Rangers defenseman Marc Staal, who played his best game of the early season with an assist and three blocked shots in 23:22 of ice time, said an 0-3 start wouldn't have sounded the alarms because they were already going off before Wednesday's game.
"We were concerned with an 0-2 start," Staal said. "We didn't like the way we were playing. I think we were a lot better tonight, so if we had lost the game, we would've felt better about our effort anyways. We're glad we got the win though, so now we have to take that momentum into Philly [on Thursday night]."
Tortorella wanted to get a spark Wednesday by uniting his three most-talented offensive players on one line – Gaborik, Brad Richards and Nash. It took 4:36 for the move to pay dividends.
The play started with defenseman Michael Del Zotto making a pass from his goal line out to center ice. Richards one-touched the puck to Nash, who sped past a flat-footed Horton in the neutral zone to create a 2-on-1 with Gaborik. Nash fed the puck to Gaborik, who waited for Rask to drop down before roofing a shot that sent the water bottle into the air.

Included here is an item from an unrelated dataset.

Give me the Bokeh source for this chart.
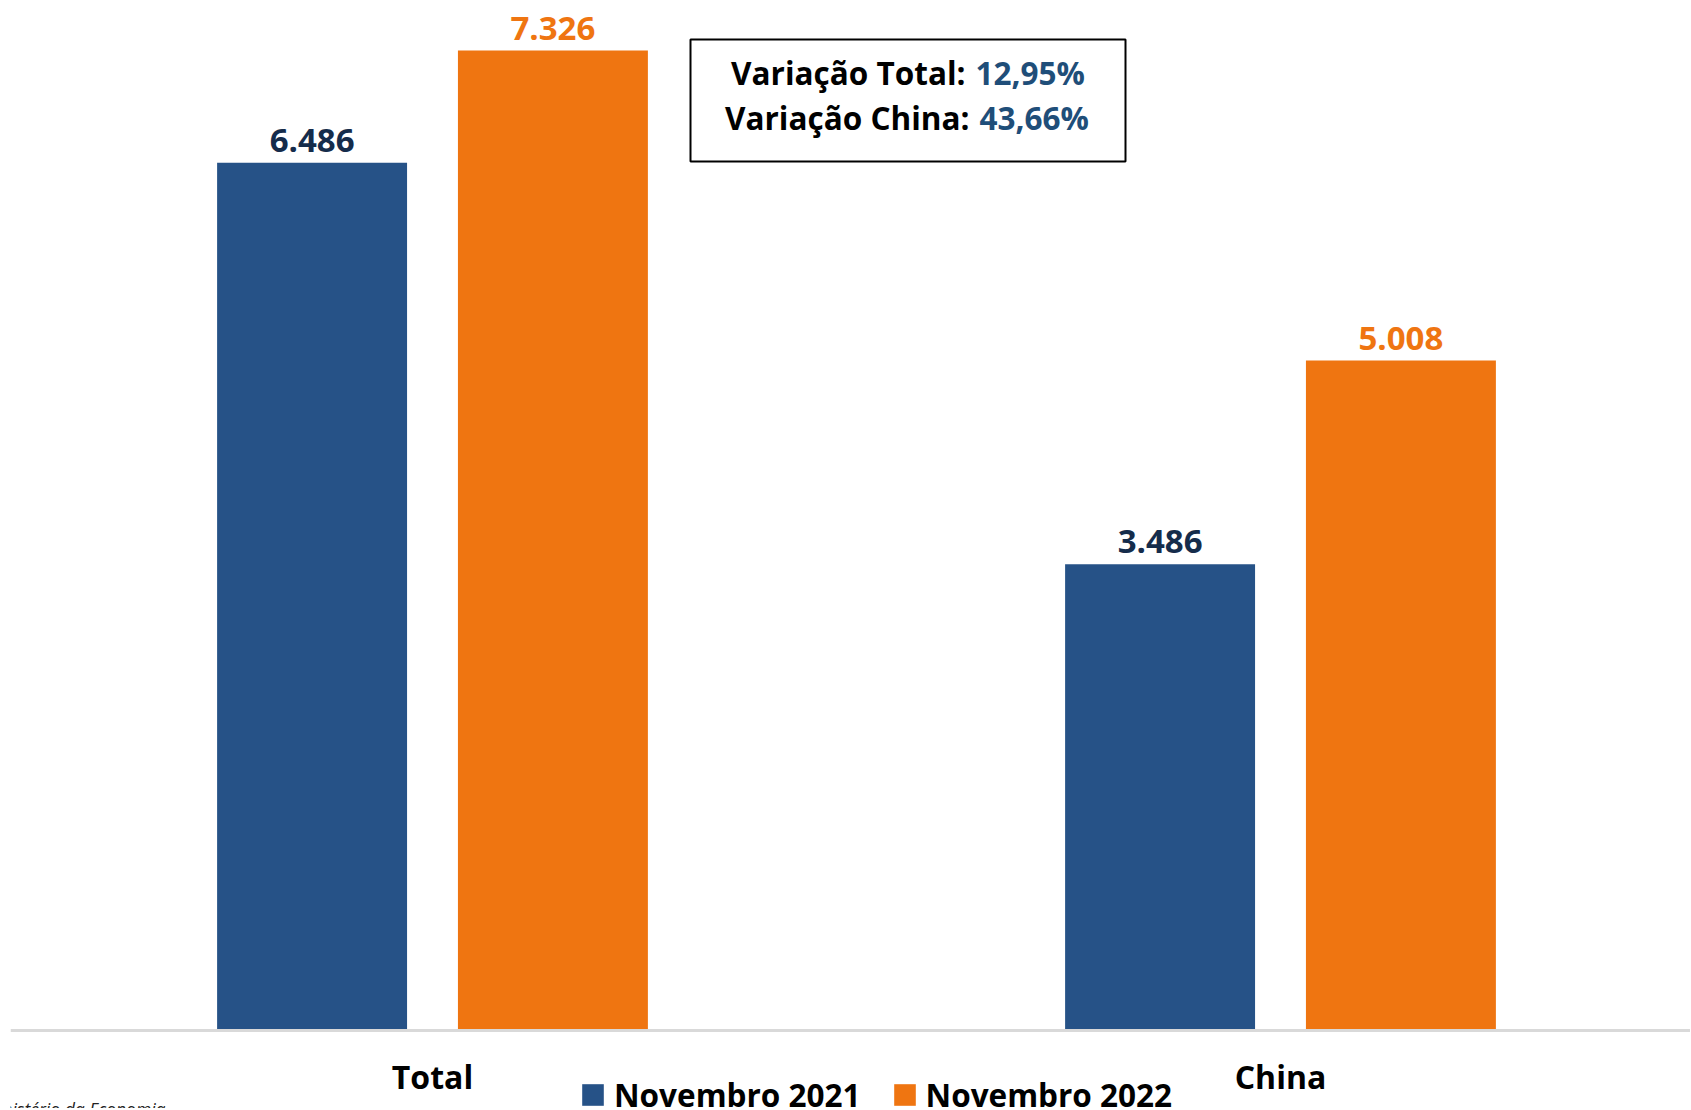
from bokeh.plotting import figure
from bokeh.models import (Range1d, Legend, LegendItem, Label, LabelSet,
                          BoxAnnotation, ColumnDataSource, Span)
from bokeh.core.properties import value
from bokeh.transform import dodge
from bokeh.embed import file_html
from bokeh.resources import INLINE

# ---- data ----
categories = ["Total", "China"]
series = ["Novembro 2021", "Novembro 2022"]
values_2021 = [6486, 3486]
values_2022 = [7326, 5008]
variacao_labels = ["Variação Total:", "Variação China:"]
variacao_values = ["12,95%", "43,66%"]
source_text = "Fonte: Ministério da Economia"

BLUE = "#265287"
ORANGE = "#EF7511"
NAVY = "#152C4B"
NUM_BLUE = "#1F4E79"
FONT = "Open Sans"

# ---- layout geometry (canvas px) ----
W, H = 1690, 1108
FRAME_LEFT = 10
BASE_PY = 1030            # pixel row of value 0
PX_PER_CAT = 848.0
PX_PER_UNIT = 980.0 / 7326.0
X0 = -(432 - FRAME_LEFT) / PX_PER_CAT
X1 = X0 + (W - FRAME_LEFT) / PX_PER_CAT
Y0 = (BASE_PY - H) / PX_PER_UNIT
Y1 = BASE_PY / PX_PER_UNIT


def px2x(px):
    return X0 + (px - FRAME_LEFT) / PX_PER_CAT


def py2y(py):
    return (BASE_PY - py) / PX_PER_UNIT


def fmt(v):
    return f"{v:,}".replace(",", ".")


src = ColumnDataSource(dict(
    x=list(range(len(categories))),
    cat=categories,
    laby=[py2y(1075.5)] * len(categories),
    v2021=values_2021,
    v2022=values_2022,
    t2021=[fmt(v) for v in values_2021],
    t2022=[fmt(v) for v in values_2022],
))

p = figure(width=W, height=H, x_range=Range1d(X0, X1), y_range=Range1d(Y0, Y1),
           output_backend="svg", toolbar_location=None,
           min_border_left=FRAME_LEFT, min_border_right=0, min_border_top=0, min_border_bottom=0)
p.outline_line_color = None
p.grid.visible = False
p.xaxis.visible = False
p.yaxis.visible = False
p.background_fill_color = "white"
p.border_fill_color = "white"

OFF = 0.142
BW = 0.224
r1 = p.vbar(x=dodge("x", -OFF, range=p.x_range), top="v2021", bottom=0, width=BW, source=src,
            fill_color=BLUE, line_color=None)
r2 = p.vbar(x=dodge("x", OFF, range=p.x_range), top="v2022", bottom=0, width=BW, source=src,
            fill_color=ORANGE, line_color=None)

# baseline (category axis line)
p.add_layout(Span(location=0, dimension="width", line_color="#D9D9D9", line_width=3))

# category labels
p.text(x="x", y="laby", text="cat", source=src, text_align="center",
       text_baseline="alphabetic", text_font=value(FONT), text_font_style="bold",
       text_font_size="32px", text_color="black")

# value labels
for field, tfield, off, col in [("v2021", "t2021", -OFF, NAVY), ("v2022", "t2022", OFF, ORANGE)]:
    ls = LabelSet(x=dodge("x", off, range=p.x_range), y=field, text=tfield, source=src,
                  text_align="center", text_baseline="alphabetic", y_offset=11,
                  text_font=value(FONT), text_font_style="bold", text_font_size="33px",
                  text_color=col)
    p.add_layout(ls)

# variation box
box = BoxAnnotation(left=px2x(690), right=px2x(1125), top=py2y(39), bottom=py2y(161),
                    fill_color="white", fill_alpha=1.0, line_color="black", line_alpha=1.0,
                    line_width=2)
p.add_layout(box)

split_black = [965, 969]
split_blue = [975, 979]
text_rows = [72, 117]
for lab, val, sb, sbl, bl in zip(variacao_labels, variacao_values, split_black, split_blue, text_rows):
    p.add_layout(Label(x=px2x(sb), y=py2y(bl), text=lab, text_align="right",
                       text_baseline="alphabetic", text_font=FONT, text_font_style="bold",
                       text_font_size="31.5px", text_color="black"))
    p.add_layout(Label(x=px2x(sbl), y=py2y(bl), text=val, text_align="left",
                       text_baseline="alphabetic", text_font=FONT, text_font_style="bold",
                       text_font_size="31.5px", text_color=NUM_BLUE))

# source note (cut off at left/bottom edge, as in the original)
p.add_layout(Label(x=px2x(165), y=py2y(1108), text=source_text, text_align="right",
                   text_baseline="alphabetic", text_font=FONT, text_font_style="italic",
                   text_font_size="17.5px", text_color="#222222"))

legend = Legend(items=[LegendItem(label=series[0], renderers=[r1]),
                       LegendItem(label=series[1], renderers=[r2])],
                orientation="horizontal", location=(569, -8),
                glyph_width=27, glyph_height=27, label_standoff=8, spacing=30,
                padding=0, margin=0, border_line_color=None, background_fill_alpha=0,
                label_text_font=FONT, label_text_font_style="bold",
                label_text_font_size="31.5px", label_text_color="black")
p.add_layout(legend)

open("out.html", "w").write(file_html(p, INLINE))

Less than four minutes later, Gaborik scored a more workmanlike goal from the crease. He stashed home the rebound of a Del Zotto shot to put the Rangers ahead 2-0 in what was a dominant opening period.
The Bruins turned the tables from the drop of the puck in the second period. Lucic drew a slashing penalty against Staal 18 seconds after the opening faceoff, which led to the Bruins' first power-play goal of the season. Marchand parked himself at the top of the crease and tipped a point shot from Dougie Hamilton, a 19-year-old defenseman who coach Claude Julien said was "great" in his third NHL game.
Lucic made it 2-2 at 12:24 when he finished a 4-on-2 rush by digging the puck out from Henrik Lundqvist's pads and depositing a backhander into an open net.
"It was good to see us battle back after the start that we had," Lucic said. "They were able to get that two-goal lead, and that's what ended up costing us in the end."
Staring at a collapse and a potential three-game losing streak on the horizon, Pyatt stepped up.
Rangers center Derek Stepan corralled the puck about 50 feet from the net and snapped a wrist shot that Rask stopped. The rebound fell right to Pyatt, who chipped it past Rask to put the Rangers back on top and stem the tide of what had been a Bruins onslaught up until that point.
"Pyatt's goal was a big goal when they made it 2-2, to go out and score again," Richards said. "That could have deflated us as a group but it didn't. It got us into the third with a goal lead. Things happen, they keep pushing, and we responded again in overtime with a great play by Gabby."
The Rangers had a chance to ice the game early in the third period when they had a 5-on-3 power play for 1:13, but the Bruins didn't allow a shot on goal. They continued to press until Horton's shot with 4:23 remaining in regulation tested the Rangers' mettle once again.
After some sustained pressure from the Bruins to start overtime, Gaborik knifed through the defense in the neutral zone and used his speed and hands to give the Rangers their first win of the season when it could've gone the other way for a third straight game.
"They got that goal late, but our plan was to try to stay with it," Gaborik said. "I think we played way better even though they had some stretches in our zone. But I think we played better in this game than the last two games."